### Aim of the task
In the listing below, find the line holding "Output the web page that produces this picture with Apache" and the line holding "var chart = echarts.init(document.getElementById('main'));". Write out those two lines and all lines between, exactly, and nothing more.

### Provided records
=====

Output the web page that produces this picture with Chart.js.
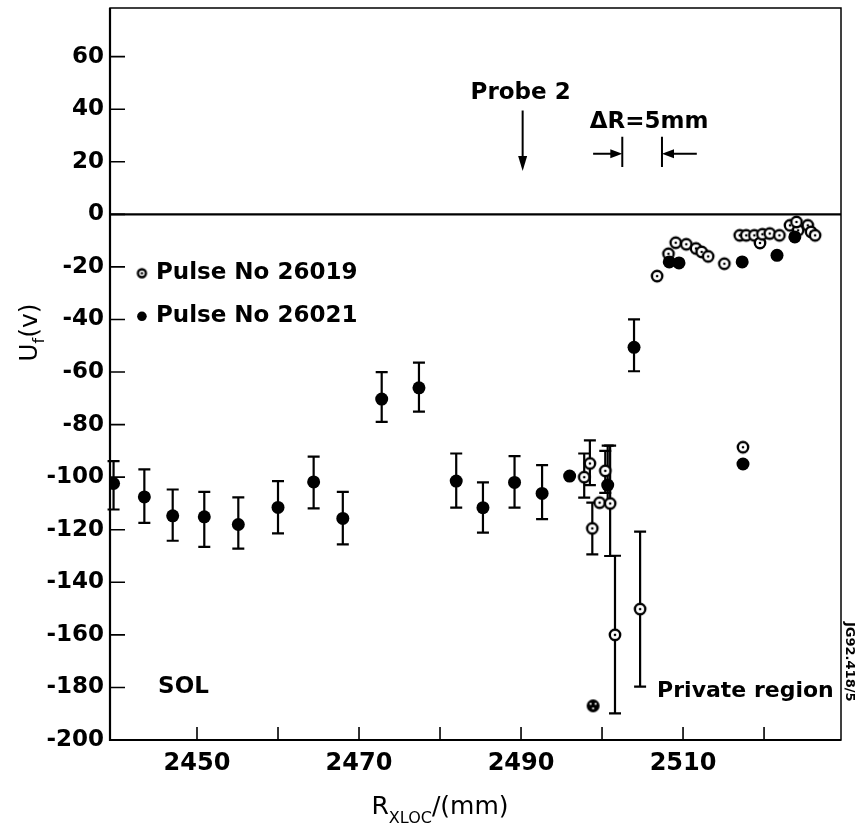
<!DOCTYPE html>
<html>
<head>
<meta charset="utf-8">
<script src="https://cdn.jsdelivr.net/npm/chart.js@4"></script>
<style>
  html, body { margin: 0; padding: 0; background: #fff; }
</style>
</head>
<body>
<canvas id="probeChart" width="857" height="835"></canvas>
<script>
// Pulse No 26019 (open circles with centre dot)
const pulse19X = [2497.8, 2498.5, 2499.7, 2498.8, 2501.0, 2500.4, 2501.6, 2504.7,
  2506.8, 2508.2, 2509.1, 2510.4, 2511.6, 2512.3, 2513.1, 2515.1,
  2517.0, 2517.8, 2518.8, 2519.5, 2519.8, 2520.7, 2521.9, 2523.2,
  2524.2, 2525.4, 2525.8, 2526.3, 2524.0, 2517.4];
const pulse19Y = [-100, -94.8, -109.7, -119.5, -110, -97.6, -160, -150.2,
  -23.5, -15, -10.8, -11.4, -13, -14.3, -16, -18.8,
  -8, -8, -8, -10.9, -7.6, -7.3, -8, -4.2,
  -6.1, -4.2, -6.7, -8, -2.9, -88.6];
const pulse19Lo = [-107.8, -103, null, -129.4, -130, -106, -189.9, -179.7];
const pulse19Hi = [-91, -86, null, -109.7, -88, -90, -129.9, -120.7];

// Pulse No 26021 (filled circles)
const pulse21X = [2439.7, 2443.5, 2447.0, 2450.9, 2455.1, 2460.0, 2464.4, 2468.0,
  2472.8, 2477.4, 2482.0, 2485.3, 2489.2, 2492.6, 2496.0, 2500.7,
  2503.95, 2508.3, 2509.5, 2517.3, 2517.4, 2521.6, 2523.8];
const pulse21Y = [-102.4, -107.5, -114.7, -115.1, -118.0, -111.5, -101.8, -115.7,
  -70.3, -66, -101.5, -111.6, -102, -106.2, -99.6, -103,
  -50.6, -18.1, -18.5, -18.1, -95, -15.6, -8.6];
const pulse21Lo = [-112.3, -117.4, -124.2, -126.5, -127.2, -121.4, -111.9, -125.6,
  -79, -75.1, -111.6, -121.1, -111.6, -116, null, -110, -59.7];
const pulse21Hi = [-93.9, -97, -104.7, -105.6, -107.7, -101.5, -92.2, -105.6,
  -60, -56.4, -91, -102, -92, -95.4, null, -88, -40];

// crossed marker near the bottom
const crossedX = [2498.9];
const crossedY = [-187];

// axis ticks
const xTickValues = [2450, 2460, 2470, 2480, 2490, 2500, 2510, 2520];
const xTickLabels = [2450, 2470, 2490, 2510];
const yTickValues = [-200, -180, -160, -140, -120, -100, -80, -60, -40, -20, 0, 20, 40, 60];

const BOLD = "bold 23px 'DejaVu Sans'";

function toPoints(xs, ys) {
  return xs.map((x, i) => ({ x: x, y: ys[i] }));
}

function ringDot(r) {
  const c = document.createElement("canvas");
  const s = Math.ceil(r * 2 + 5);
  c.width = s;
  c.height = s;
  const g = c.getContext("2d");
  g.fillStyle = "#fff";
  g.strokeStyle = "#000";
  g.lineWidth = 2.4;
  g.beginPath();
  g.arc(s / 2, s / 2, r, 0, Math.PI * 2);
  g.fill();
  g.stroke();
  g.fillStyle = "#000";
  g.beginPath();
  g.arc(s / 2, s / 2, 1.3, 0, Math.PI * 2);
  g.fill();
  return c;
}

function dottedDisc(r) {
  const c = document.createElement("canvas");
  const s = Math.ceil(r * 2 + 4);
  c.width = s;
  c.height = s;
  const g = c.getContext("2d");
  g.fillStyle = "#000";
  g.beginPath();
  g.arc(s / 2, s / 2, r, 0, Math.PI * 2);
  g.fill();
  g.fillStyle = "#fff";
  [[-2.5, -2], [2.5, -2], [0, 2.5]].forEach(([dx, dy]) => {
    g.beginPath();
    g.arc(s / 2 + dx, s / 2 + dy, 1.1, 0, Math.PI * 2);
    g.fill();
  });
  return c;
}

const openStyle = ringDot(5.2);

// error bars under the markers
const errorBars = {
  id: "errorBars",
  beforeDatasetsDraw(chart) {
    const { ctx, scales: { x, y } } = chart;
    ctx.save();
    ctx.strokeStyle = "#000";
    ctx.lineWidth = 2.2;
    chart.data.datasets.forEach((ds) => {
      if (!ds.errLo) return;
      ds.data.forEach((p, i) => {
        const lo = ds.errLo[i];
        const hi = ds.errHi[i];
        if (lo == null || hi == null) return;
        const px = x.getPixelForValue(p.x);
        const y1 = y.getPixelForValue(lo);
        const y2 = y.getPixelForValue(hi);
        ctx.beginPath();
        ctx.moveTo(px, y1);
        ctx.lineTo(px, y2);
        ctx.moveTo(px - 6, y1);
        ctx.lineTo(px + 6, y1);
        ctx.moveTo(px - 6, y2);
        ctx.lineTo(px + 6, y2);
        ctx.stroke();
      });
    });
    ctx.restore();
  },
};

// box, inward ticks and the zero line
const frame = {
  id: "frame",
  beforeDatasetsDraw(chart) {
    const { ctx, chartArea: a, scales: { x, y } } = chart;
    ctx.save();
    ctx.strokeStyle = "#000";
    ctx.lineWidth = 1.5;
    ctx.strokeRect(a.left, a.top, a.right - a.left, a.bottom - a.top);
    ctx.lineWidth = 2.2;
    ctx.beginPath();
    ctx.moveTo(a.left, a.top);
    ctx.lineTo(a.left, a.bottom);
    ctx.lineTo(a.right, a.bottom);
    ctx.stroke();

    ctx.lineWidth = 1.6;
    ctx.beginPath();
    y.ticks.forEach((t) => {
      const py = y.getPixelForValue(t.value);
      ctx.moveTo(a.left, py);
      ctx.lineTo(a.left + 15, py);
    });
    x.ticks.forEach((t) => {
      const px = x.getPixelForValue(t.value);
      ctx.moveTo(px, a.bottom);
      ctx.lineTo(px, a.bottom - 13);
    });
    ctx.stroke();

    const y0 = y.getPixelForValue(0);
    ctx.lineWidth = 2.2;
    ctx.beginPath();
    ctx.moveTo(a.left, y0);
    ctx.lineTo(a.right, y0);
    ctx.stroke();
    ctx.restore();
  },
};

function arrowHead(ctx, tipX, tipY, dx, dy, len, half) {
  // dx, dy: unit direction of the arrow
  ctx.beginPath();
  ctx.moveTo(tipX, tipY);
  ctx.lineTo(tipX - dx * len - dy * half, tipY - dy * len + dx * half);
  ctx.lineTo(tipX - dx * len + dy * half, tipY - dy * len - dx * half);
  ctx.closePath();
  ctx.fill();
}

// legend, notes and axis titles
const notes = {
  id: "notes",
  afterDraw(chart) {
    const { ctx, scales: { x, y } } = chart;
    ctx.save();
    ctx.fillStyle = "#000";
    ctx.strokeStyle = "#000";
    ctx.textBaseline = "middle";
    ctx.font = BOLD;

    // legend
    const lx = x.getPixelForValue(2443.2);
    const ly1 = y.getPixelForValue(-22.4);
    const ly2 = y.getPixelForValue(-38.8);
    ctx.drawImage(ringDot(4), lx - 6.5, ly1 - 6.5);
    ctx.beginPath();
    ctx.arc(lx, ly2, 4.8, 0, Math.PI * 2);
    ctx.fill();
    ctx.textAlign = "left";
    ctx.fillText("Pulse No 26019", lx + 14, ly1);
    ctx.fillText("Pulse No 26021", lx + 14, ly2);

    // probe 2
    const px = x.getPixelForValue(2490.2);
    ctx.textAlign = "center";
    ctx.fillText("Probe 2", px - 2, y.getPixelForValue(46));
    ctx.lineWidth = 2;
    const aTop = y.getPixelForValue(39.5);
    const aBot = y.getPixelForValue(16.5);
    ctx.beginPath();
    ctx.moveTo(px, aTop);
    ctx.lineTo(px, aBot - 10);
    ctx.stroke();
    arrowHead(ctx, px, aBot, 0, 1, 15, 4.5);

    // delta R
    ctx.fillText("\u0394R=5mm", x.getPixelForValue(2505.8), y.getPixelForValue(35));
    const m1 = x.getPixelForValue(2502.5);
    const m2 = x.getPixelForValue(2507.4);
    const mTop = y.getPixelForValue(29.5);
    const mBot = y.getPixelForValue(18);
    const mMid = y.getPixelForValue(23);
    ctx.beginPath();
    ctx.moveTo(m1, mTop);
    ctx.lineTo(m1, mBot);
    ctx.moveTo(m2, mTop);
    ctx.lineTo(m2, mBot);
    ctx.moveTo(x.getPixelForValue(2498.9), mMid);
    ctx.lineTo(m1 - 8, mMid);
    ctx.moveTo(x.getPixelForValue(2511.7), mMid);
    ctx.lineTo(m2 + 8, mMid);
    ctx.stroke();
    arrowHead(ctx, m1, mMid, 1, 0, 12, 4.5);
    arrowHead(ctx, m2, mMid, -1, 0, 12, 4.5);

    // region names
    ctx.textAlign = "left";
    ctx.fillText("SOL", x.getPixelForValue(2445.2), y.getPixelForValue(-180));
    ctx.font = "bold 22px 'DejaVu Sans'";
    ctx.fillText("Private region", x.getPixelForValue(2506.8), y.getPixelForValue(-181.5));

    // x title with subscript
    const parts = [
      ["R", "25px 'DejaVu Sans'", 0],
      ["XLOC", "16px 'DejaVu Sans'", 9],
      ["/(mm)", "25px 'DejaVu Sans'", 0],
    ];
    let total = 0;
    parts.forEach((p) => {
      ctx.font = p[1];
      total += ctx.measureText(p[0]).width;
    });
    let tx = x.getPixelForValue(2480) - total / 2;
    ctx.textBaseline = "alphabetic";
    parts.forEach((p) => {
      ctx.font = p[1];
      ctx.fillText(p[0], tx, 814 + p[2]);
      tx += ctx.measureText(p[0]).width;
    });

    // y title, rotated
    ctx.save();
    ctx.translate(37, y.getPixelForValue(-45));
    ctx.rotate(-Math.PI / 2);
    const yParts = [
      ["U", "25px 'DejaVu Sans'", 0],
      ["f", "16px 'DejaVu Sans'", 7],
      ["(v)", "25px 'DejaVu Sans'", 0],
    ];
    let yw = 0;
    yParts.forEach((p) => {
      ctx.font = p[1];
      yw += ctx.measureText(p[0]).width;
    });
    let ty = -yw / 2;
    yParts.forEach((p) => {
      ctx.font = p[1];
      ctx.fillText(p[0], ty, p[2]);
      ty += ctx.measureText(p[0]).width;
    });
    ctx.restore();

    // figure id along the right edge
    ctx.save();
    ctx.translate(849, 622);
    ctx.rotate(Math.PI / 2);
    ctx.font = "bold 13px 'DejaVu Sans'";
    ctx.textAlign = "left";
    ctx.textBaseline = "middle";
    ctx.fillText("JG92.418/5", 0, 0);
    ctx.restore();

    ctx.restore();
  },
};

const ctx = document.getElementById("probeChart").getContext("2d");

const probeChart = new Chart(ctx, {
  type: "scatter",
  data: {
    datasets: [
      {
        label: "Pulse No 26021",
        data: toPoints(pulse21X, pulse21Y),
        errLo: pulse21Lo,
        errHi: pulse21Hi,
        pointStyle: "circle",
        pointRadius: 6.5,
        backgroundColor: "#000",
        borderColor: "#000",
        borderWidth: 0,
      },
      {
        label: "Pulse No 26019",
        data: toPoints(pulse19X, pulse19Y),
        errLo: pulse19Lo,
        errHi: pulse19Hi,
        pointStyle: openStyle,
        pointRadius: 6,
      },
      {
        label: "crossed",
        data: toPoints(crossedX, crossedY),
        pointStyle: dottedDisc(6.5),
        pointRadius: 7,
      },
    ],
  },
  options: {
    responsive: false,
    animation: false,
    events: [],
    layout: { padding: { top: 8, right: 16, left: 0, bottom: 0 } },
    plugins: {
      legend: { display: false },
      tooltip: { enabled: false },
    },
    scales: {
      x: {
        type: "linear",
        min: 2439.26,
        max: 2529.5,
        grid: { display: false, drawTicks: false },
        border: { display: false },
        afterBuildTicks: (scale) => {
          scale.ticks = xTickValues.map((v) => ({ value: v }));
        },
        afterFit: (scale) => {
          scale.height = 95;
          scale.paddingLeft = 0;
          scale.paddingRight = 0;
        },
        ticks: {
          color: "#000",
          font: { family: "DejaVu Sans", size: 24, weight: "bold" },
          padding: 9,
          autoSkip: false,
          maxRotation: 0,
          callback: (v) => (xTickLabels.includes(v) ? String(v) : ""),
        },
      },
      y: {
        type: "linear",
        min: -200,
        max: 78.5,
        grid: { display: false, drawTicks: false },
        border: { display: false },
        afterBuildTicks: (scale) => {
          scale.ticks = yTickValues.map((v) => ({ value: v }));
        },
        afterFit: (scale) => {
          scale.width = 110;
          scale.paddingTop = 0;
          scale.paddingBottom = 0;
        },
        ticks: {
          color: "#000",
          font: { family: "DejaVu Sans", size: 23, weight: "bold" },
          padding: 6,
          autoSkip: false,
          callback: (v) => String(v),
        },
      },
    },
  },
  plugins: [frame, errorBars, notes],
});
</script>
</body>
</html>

=====

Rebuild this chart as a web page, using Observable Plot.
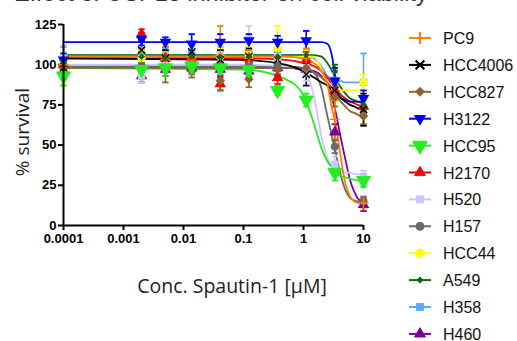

=====

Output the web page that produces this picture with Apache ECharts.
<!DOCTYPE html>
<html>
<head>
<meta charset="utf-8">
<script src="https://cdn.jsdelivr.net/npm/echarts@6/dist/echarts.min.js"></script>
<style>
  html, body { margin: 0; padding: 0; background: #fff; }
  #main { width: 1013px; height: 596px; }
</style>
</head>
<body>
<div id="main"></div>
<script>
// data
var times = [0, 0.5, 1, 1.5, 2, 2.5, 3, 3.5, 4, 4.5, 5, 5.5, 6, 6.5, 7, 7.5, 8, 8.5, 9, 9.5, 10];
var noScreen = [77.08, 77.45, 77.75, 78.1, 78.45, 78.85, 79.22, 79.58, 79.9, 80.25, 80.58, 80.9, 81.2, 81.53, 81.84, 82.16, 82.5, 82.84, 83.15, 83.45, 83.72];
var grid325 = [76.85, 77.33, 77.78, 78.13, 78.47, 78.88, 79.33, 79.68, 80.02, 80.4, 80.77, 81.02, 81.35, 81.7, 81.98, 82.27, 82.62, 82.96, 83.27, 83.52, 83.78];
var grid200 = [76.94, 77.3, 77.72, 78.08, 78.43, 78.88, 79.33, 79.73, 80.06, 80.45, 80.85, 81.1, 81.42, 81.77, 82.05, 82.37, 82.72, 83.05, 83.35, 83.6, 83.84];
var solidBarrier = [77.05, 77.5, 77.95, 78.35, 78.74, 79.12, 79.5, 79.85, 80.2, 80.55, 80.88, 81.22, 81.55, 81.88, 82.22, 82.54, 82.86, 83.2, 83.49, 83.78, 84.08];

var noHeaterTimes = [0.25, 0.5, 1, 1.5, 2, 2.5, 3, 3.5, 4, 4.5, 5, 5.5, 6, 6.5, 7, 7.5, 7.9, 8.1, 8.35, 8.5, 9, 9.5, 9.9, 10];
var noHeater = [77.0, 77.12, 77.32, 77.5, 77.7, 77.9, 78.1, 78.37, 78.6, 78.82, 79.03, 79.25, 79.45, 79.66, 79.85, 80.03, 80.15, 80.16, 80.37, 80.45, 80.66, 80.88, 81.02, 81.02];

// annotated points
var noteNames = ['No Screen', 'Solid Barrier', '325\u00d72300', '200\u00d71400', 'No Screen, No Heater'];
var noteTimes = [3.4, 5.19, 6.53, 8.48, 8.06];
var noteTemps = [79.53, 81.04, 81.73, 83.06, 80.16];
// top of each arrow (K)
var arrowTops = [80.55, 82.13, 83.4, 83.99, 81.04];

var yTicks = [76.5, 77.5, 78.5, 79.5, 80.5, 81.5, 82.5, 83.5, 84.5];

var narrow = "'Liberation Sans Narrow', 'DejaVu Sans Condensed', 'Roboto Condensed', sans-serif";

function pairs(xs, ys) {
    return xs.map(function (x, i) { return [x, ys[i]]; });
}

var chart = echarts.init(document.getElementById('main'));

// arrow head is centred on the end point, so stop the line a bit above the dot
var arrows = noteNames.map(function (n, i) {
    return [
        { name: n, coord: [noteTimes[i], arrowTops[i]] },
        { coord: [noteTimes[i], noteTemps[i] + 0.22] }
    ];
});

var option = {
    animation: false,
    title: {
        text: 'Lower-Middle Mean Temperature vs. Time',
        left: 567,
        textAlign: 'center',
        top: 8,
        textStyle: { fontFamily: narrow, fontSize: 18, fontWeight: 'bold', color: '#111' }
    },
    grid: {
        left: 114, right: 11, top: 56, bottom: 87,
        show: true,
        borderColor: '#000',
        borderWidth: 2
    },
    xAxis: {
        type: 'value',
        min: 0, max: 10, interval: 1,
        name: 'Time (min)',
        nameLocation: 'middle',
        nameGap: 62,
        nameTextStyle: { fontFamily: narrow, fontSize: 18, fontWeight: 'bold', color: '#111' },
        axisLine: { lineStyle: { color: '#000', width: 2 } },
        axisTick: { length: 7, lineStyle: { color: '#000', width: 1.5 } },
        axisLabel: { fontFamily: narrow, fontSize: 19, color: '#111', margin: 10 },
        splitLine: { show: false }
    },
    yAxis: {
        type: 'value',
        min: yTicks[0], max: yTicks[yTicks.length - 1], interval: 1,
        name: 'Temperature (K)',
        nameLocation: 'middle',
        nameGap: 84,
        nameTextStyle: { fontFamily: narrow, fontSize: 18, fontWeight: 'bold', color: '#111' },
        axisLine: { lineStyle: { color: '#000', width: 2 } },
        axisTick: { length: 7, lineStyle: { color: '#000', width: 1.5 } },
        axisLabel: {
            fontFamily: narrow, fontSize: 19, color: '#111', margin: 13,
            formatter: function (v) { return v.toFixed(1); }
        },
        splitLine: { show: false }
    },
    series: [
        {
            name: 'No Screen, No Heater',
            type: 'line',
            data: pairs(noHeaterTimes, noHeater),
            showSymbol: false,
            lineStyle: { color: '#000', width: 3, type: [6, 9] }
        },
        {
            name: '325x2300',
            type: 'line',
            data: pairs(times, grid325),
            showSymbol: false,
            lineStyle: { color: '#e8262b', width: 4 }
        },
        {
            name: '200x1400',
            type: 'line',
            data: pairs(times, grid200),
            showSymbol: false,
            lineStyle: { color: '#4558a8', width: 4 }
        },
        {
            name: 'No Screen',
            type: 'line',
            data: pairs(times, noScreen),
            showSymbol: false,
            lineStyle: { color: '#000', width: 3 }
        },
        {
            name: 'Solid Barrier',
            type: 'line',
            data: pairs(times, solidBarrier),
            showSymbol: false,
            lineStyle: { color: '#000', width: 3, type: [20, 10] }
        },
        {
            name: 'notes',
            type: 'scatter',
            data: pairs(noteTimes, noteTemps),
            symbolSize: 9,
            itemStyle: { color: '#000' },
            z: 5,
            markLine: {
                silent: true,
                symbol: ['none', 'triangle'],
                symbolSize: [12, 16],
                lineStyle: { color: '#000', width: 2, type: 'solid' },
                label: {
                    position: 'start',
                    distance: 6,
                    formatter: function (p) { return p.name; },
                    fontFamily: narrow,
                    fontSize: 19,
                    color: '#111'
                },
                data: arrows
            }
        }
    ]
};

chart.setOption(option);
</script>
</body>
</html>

=====

### Solved exercise
Output the web page that produces this picture with Apache ECharts.
<!DOCTYPE html>
<html>
<head>
<meta charset="utf-8">
<script src="https://cdn.jsdelivr.net/npm/echarts@6/dist/echarts.min.js"></script>
<style>
  html, body { margin: 0; padding: 0; background: #fff; }
  #main { width: 1013px; height: 596px; }
</style>
</head>
<body>
<div id="main"></div>
<script>
// data
var times = [0, 0.5, 1, 1.5, 2, 2.5, 3, 3.5, 4, 4.5, 5, 5.5, 6, 6.5, 7, 7.5, 8, 8.5, 9, 9.5, 10];
var noScreen = [77.08, 77.45, 77.75, 78.1, 78.45, 78.85, 79.22, 79.58, 79.9, 80.25, 80.58, 80.9, 81.2, 81.53, 81.84, 82.16, 82.5, 82.84, 83.15, 83.45, 83.72];
var grid325 = [76.85, 77.33, 77.78, 78.13, 78.47, 78.88, 79.33, 79.68, 80.02, 80.4, 80.77, 81.02, 81.35, 81.7, 81.98, 82.27, 82.62, 82.96, 83.27, 83.52, 83.78];
var grid200 = [76.94, 77.3, 77.72, 78.08, 78.43, 78.88, 79.33, 79.73, 80.06, 80.45, 80.85, 81.1, 81.42, 81.77, 82.05, 82.37, 82.72, 83.05, 83.35, 83.6, 83.84];
var solidBarrier = [77.05, 77.5, 77.95, 78.35, 78.74, 79.12, 79.5, 79.85, 80.2, 80.55, 80.88, 81.22, 81.55, 81.88, 82.22, 82.54, 82.86, 83.2, 83.49, 83.78, 84.08];

var noHeaterTimes = [0.25, 0.5, 1, 1.5, 2, 2.5, 3, 3.5, 4, 4.5, 5, 5.5, 6, 6.5, 7, 7.5, 7.9, 8.1, 8.35, 8.5, 9, 9.5, 9.9, 10];
var noHeater = [77.0, 77.12, 77.32, 77.5, 77.7, 77.9, 78.1, 78.37, 78.6, 78.82, 79.03, 79.25, 79.45, 79.66, 79.85, 80.03, 80.15, 80.16, 80.37, 80.45, 80.66, 80.88, 81.02, 81.02];

// annotated points
var noteNames = ['No Screen', 'Solid Barrier', '325\u00d72300', '200\u00d71400', 'No Screen, No Heater'];
var noteTimes = [3.4, 5.19, 6.53, 8.48, 8.06];
var noteTemps = [79.53, 81.04, 81.73, 83.06, 80.16];
// top of each arrow (K)
var arrowTops = [80.55, 82.13, 83.4, 83.99, 81.04];

var yTicks = [76.5, 77.5, 78.5, 79.5, 80.5, 81.5, 82.5, 83.5, 84.5];

var narrow = "'Liberation Sans Narrow', 'DejaVu Sans Condensed', 'Roboto Condensed', sans-serif";

function pairs(xs, ys) {
    return xs.map(function (x, i) { return [x, ys[i]]; });
}

var chart = echarts.init(document.getElementById('main'));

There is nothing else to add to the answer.